A recent news article reports on another research study singing the praises of radioimmunotherapy (RIT), as an alternative to a stem-cell transplant. In RIT, radioactive isotopes are bonded to particles of rituximab (Rituxan), which just so happens to be the drug I received in conjunction with my R-CHOP chemotherapy in 2006. The radiation, which is delivered directly to the cancer cells by the rituximab, makes RIT a one-two punch that is proving to be very effective in enhancing long-term survival.
The two leading RIT drugs are Bexxar and Zevalin.
It does require doctors to think outside the therapeutic box, because practitioners must have one foot in each of two different treatment areas - oncology and radiology - that are usually the province of different medical specialists. While RIT treatments are very expensive, typically patients need to receive just one (as compared to multiple rounds of chemotherapy or traditional targeted-beam radiation, or the vastly more expensive - and more risky - stem-cell transplantation option).

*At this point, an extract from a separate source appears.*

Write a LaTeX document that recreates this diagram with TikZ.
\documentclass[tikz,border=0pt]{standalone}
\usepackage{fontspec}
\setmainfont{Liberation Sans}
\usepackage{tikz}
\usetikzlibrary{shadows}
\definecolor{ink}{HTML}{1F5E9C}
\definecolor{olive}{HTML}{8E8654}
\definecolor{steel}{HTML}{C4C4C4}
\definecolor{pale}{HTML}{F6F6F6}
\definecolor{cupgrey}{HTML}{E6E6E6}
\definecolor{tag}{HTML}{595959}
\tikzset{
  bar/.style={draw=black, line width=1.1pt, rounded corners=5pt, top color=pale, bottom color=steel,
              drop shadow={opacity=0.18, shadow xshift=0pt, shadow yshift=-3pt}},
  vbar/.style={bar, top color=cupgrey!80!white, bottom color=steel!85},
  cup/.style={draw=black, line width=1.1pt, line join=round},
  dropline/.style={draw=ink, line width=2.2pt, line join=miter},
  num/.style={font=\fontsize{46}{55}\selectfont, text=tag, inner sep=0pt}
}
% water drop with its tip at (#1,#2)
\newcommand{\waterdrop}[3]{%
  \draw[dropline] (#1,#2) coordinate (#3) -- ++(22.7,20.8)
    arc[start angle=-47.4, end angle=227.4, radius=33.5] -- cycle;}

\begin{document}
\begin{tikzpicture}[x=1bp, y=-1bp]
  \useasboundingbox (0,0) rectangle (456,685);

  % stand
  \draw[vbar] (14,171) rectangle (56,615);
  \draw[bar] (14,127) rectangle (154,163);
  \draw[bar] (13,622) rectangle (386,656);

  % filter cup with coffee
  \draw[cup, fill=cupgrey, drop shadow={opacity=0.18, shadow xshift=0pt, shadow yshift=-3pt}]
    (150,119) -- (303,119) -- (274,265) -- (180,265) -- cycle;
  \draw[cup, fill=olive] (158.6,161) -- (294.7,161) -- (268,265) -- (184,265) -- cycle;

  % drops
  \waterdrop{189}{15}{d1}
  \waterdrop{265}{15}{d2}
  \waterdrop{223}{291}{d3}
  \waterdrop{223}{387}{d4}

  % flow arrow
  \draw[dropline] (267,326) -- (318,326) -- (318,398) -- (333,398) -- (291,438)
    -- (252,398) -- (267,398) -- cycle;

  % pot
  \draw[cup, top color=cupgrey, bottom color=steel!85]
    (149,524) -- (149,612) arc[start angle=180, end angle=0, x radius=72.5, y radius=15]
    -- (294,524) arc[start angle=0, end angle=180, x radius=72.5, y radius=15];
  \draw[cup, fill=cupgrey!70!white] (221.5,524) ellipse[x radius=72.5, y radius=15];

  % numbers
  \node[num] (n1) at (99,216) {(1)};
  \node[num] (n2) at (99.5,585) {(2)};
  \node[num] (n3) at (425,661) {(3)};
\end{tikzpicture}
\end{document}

VANCOUVER, British Columbia — In patients with refractory or relapsed aggressive lymphoma, immunoradiation combined with high-dose chemotherapy is associated with better progression-free and overall survival than chemotherapy alone when used in advance of autologous stem cell transplantation.
The BEAM chemotherapy consists of BCNU, etoposide, cytarabine, and melphalan.

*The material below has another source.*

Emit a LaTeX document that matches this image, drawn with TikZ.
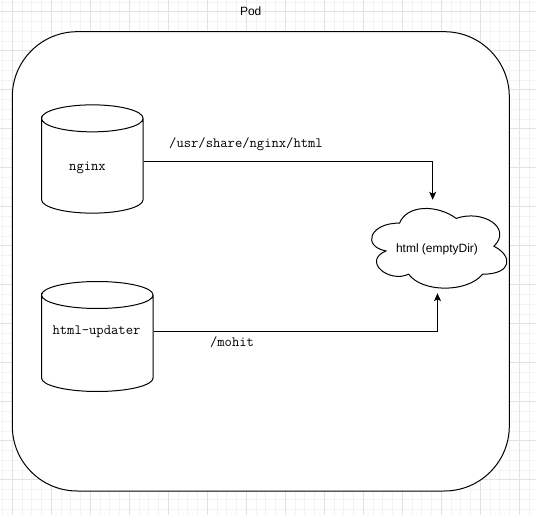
\documentclass[tikz,border=0pt]{standalone}
\usepackage{fontspec}
\setmainfont{Liberation Sans}
\usetikzlibrary{arrows.meta}
\definecolor{gridmajor}{HTML}{E2E2E2}
\definecolor{gridminor}{HTML}{F3F3F3}
\tikzset{
  minorline/.style={draw=gridminor, line width=0.7pt},
  majorline/.style={draw=gridmajor, line width=0.8pt},
  podbox/.style={draw=black, fill=white, line width=1pt, rounded corners=65pt, inner sep=0pt},
  hidden/.style={draw=none, inner sep=0pt},
  shapeline/.style={draw=black, fill=white, line width=1pt},
  monolbl/.style={font=\ttfamily\fontsize{14.2}{16}\selectfont, inner sep=0pt, anchor=base},
  sanslbl/.style={font=\fontsize{12}{14}\selectfont, inner sep=0pt, anchor=base},
  conn/.style={draw=black, line width=1pt, -{Stealth[length=8pt,width=7pt,inset=2pt]}},
}
\begin{document}
\begin{tikzpicture}[x=1pt,y=1pt]
\useasboundingbox (0,0) rectangle (536,515);
\clip (0,0) rectangle (536,515);
\fill[white] (0,0) rectangle (536,515);
% background grid
\foreach \i in {-2,...,56} {
  \draw[minorline] ({12.3+9.75*\i},0) -- ++(0,515);
  \draw[minorline] (0,{503.3-9.75*\i}) -- ++(536,0);
}
\foreach \i in {-1,...,14} {
  \draw[majorline] ({12.3+39*\i},0) -- ++(0,515);
  \draw[majorline] (0,{503.3-39*\i}) -- ++(536,0);
}
% pod
\node[podbox, minimum width=497pt, minimum height=459.3pt] (pod) at (260.8,253.65) {};
\node[sanslbl] (podlbl) at (250.7,499) {Pod};
% nginx cylinder
\node[hidden, minimum width=101.6pt, minimum height=108.3pt] (nginx) at (92.5,355.8) {};
\draw[shapeline] (nginx.north west) ++(0,-13.5)
  arc[start angle=180, end angle=-180, x radius=50.8, y radius=13.5]
  -- ++(0,-81.3)
  arc[start angle=180, end angle=360, x radius=50.8, y radius=13.5]
  -- ++(0,81.3);
\node[monolbl] (nginxlbl) at (87.5,344.3) {nginx};
% html-updater cylinder
\node[hidden, minimum width=111.6pt, minimum height=110pt] (updater) at (97.5,178.3) {};
\draw[shapeline] (updater.north west) ++(0,-13.5)
  arc[start angle=180, end angle=-180, x radius=55.8, y radius=13.5]
  -- ++(0,-83)
  arc[start angle=180, end angle=360, x radius=55.8, y radius=13.5]
  -- ++(0,83);
\node[monolbl] (updaterlbl) at (96.5,180.5) {html-updater};
% cloud volume
\node[hidden, minimum width=151pt, minimum height=93pt] (vol) at (437.5,268.5) {};
\begin{scope}[shift={(vol.north west)}, xscale=151, yscale=-93]
\draw[shapeline] (0.25,0.25)
  .. controls (0.05,0.25) and (0,0.5) .. (0.16,0.55)
  .. controls (0,0.66) and (0.18,0.9) .. (0.31,0.8)
  .. controls (0.4,1) and (0.7,1) .. (0.8,0.8)
  .. controls (1,0.8) and (1,0.6) .. (0.875,0.5)
  .. controls (1,0.3) and (0.8,0.1) .. (0.625,0.2)
  .. controls (0.5,0.05) and (0.3,0.05) .. (0.25,0.25) -- cycle;
\end{scope}
\node[sanslbl] (vollbl) at (437,262.3) {html (emptyDir)};
% connectors
\draw[conn] ([yshift=-2.1pt]nginx.east) -| ([xshift=-4.8pt]vol.north);
\draw[conn] ([yshift=5.4pt]updater.east) -| (vol.south);
\node[monolbl] (path1) at (246,367) {/usr/share/nginx/html};
\node[monolbl] (path2) at (232,168.5) {/mohit};
\end{tikzpicture}
\end{document}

"We started adding immunoradiation to BEAM about 9 years ago," said Tzila Zwas, MD, professor of nuclear medicine at Tel-Aviv University in Israel. "It was the hematologists' idea, because BEAM alone extended patients' lives by a few months only. The prognosis was very grave."

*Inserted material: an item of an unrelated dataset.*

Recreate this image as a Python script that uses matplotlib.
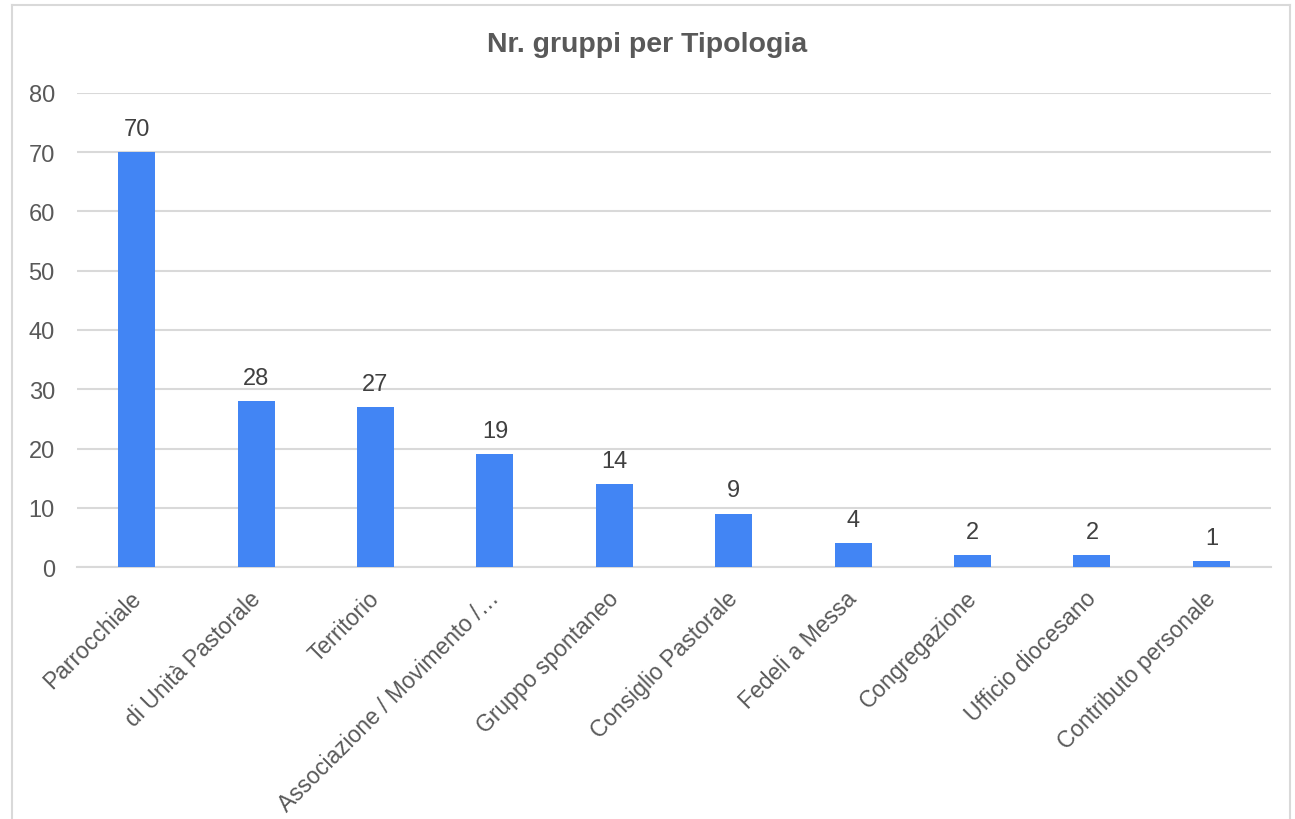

When Y-90 ibritumomab tiuxetan (Zevalin) was added to high-dose chemotherapy, "it was so successful — extending lives by over 2 years — we decided to conduct a multicenter trial," she explained....
The Z-BEAM approach improved overall and progression-free survival, "which is critical in hematology," said Dr. Zwas. The researchers also found positive effects in elderly patients. "This is very good news because we are dealing mostly with elderly patients. Refractory or relapsed aggressive lymphoma is not as common in the young age group. If elderly patients can achieve quality of life with low toxicity, it's unbelievably beneficial to them," she added....
Dr. [Norman] LaFrance said he hopes to see radioimmunotherapy combined with chemotherapy in earlier stages of disease and in other indications. "It's an evolution that hasn't occurred quickly enough, but I think it will," he explained. Medical oncologists are not trained to deal with radiation therapy, and there could be issues of reimbursement. "It's complicated, it's multifactorial, but I think it's turning the corner that people think combining radioimmunotherapy with chemotherapy is the right thing to do."
- Excerpted from "Radioimmunotherapy Improves Lymphoma Survival," by Jim Kling, Medscape Medical News, Jun 14, 2013.